La fantasiosa dottrina Fico

di ENRICO CISNETTO

All’inizio ci fu Adam Smith con la sua ‘Ricchezza delle Nazioni’. Poi arrivò John Maynard Keynes, quindi il Premio Nobel del 1971, Simon Kuznet. Il primo abbozzò il concetto di prodotto interno lordo, il secondo ci ha spiegato come farlo crescere, il terzo sviluppò il concetto, che tutto il mondo ha fatto proprio, di pil come misuratore della crescita. Oggi c’è Roberto Fico, a cui questo concetto appare astruso, e quindi sbagliato. “Grave errore considerare il pil come unico parametro del benessere”, dice il presidente della Camera. E fin qui si può anche convenire, basta aggiungere che è certamente il più importante. Invece, il novello economista aggiunge che “la prosperità dipende soprattutto dalla qualità della vita dei cittadini”, a sua volta “assicurata da attività e servizi non di mercato”.

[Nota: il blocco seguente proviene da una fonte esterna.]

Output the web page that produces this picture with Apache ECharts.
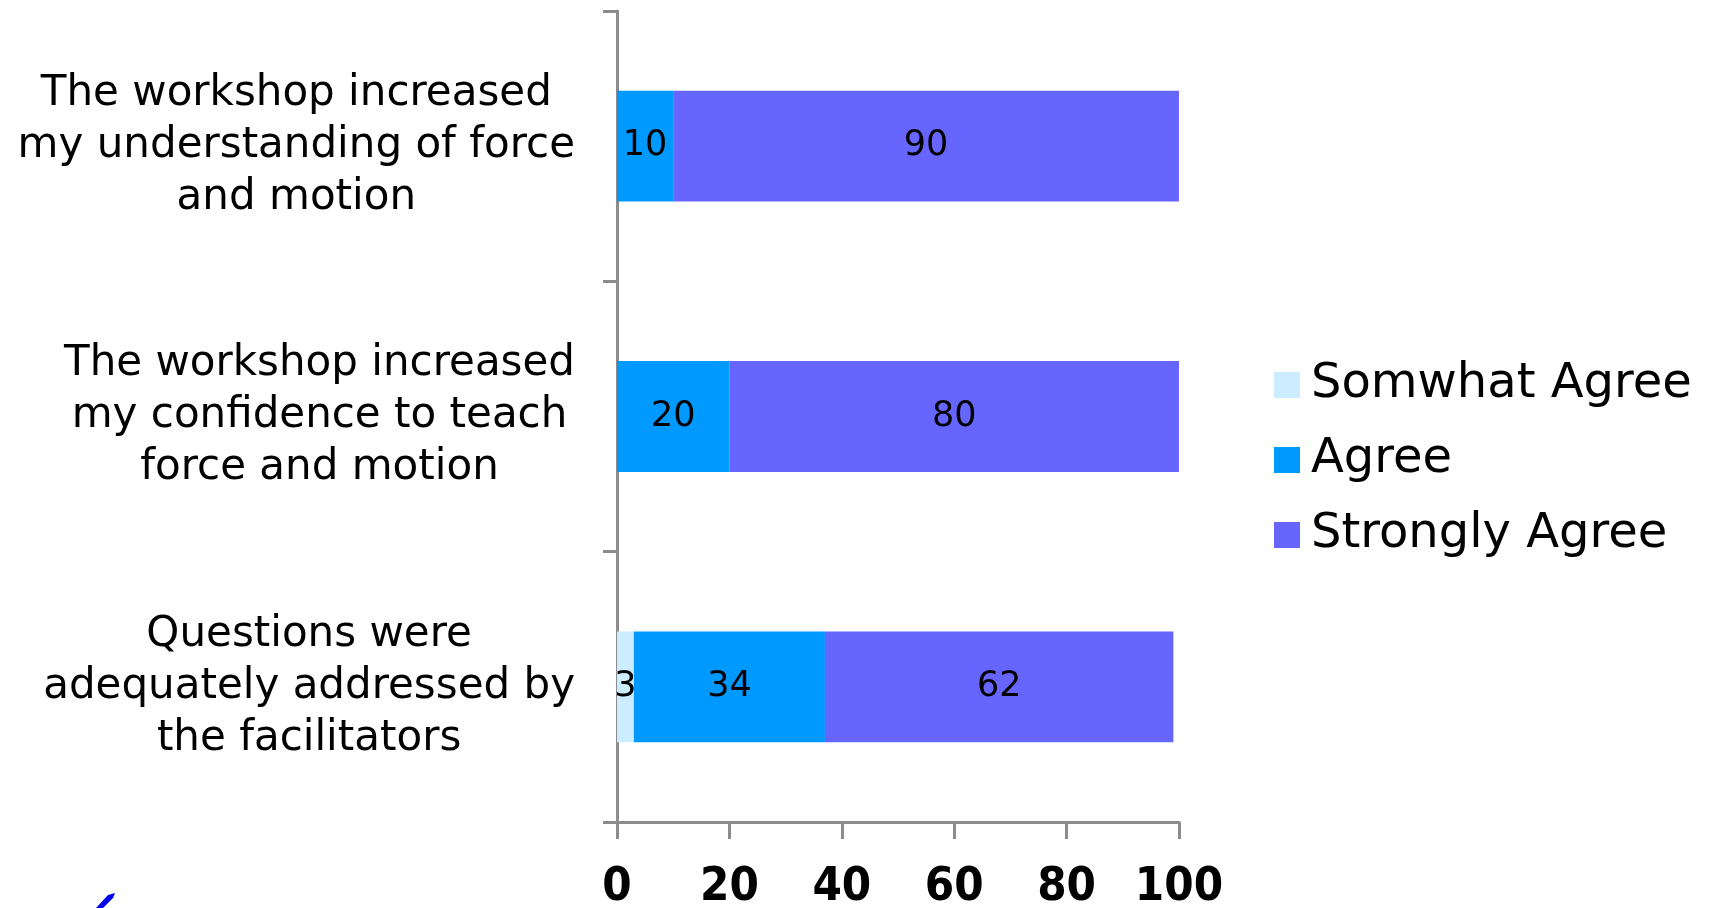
<!DOCTYPE html>
<html>
<head>
<meta charset="utf-8">
<title>Workshop survey</title>
<script src="https://cdn.jsdelivr.net/npm/echarts@6/dist/echarts.min.js"></script>
<style>
  html, body { margin: 0; padding: 0; background: #fff; }
  #chart { width: 1710px; height: 908px; }
</style>
</head>
<body>
<div id="chart"></div>
<script>
const statements = [
  'The workshop increased\nmy understanding of force\nand motion',
  'The workshop increased\nmy confidence to teach\nforce and motion',
  'Questions were\nadequately addressed by\nthe facilitators'
]
const somewhatAgree = [0, 0, 3]
const agree = [10, 20, 34]
const stronglyAgree = [90, 80, 62]
const xTicks = [0, 20, 40, 60, 80, 100]

const axisGray = '#8c8c8c'
const font = 'DejaVu Sans, Verdana, sans-serif'

const chart = echarts.init(document.getElementById('chart'))

const barLabel = {
  show: true,
  position: 'inside',
  color: '#000',
  fontFamily: font,
  fontSize: 35,
  formatter: (p) => (p.value ? p.value : '')
}

chart.setOption({
  backgroundColor: '#fff',
  animation: false,
  grid: { left: 617, right: 531, top: 11, bottom: 86, containLabel: false, outerBoundsMode: 'none' },
  legend: {
    orient: 'vertical',
    left: 1269,
    top: 356,
    itemWidth: 26,
    itemHeight: 26,
    itemGap: 27,
    icon: 'rect',
    textStyle: { color: '#000', fontFamily: font, fontSize: 48, padding: [0, 0, 0, 6] },
    data: ['Somwhat Agree', 'Agree', 'Strongly Agree']
  },
  xAxis: {
    type: 'value',
    min: xTicks[0],
    max: xTicks[xTicks.length - 1],
    interval: 20,
    splitLine: { show: false },
    axisLine: { show: true, lineStyle: { color: axisGray, width: 3 } },
    axisTick: { show: true, length: 17, lineStyle: { color: axisGray, width: 3 } },
    axisLabel: {
      margin: 42,
      color: '#000',
      fontFamily: 'DejaVu Sans Condensed, DejaVu Sans, sans-serif',
      fontWeight: 'bold',
      fontSize: 47
    }
  },
  yAxis: {
    type: 'category',
    inverse: true,
    data: statements,
    axisLine: { show: true, lineStyle: { color: axisGray, width: 3 } },
    axisTick: { show: true, length: 14, lineStyle: { color: axisGray, width: 3 } },
    axisLabel: {
      margin: 42,
      align: 'right',
      color: '#000',
      fontFamily: font,
      fontSize: 42,
      lineHeight: 52,
      formatter: (v) => v.split('\n').map((l) => '{c|' + l + '}').join('\n'),
      rich: {
        c: { align: 'center', fontFamily: font, fontSize: 42, lineHeight: 52, color: '#000' }
      }
    }
  },
  series: [
    {
      name: 'Somwhat Agree',
      type: 'bar',
      stack: 'total',
      barWidth: '41%',
      itemStyle: { color: '#CCECFF' },
      label: barLabel,
      data: somewhatAgree
    },
    {
      name: 'Agree',
      type: 'bar',
      stack: 'total',
      itemStyle: { color: '#0099FF' },
      label: barLabel,
      data: agree
    },
    {
      name: 'Strongly Agree',
      type: 'bar',
      stack: 'total',
      itemStyle: { color: '#6666FF' },
      label: barLabel,
      data: stronglyAgree
    }
  ],
  graphic: [
    {
      // stray pen glyph clipped at the bottom-left edge of the original image
      type: 'polygon',
      shape: { points: [[96, 908], [108, 895], [115, 893], [113, 898], [103, 908]] },
      style: { fill: '#0000ee' }
    }
  ]
})

window.addEventListener('resize', () => chart.resize())
</script>
</body>
</html>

E qui noi, poveretti abituati a far di conto, ci arrendiamo. Forse il sommo Fico pensa che dopo 243 anni dalla prima pubblicazione del tomo di Smith qualche concetto debba essere aggiornato. Ma sarebbe come dire agli studenti di Giurisprudenza di saltare l’esame di Istituzioni di Diritto Romano perché indica principi normativi vecchi di duemila anni. Non gli viene in mente che se a tutte le latitudini il pil nazionale e quello pro capite sono considerati da secoli lo strumento più efficace per misurare le condizioni di vita di paesi e persone, forse qualche ragione ci sarà? No, il neo-economista pentastellato vuole “indicatori più adeguati” per misurare “l’insicurezza delle persone”.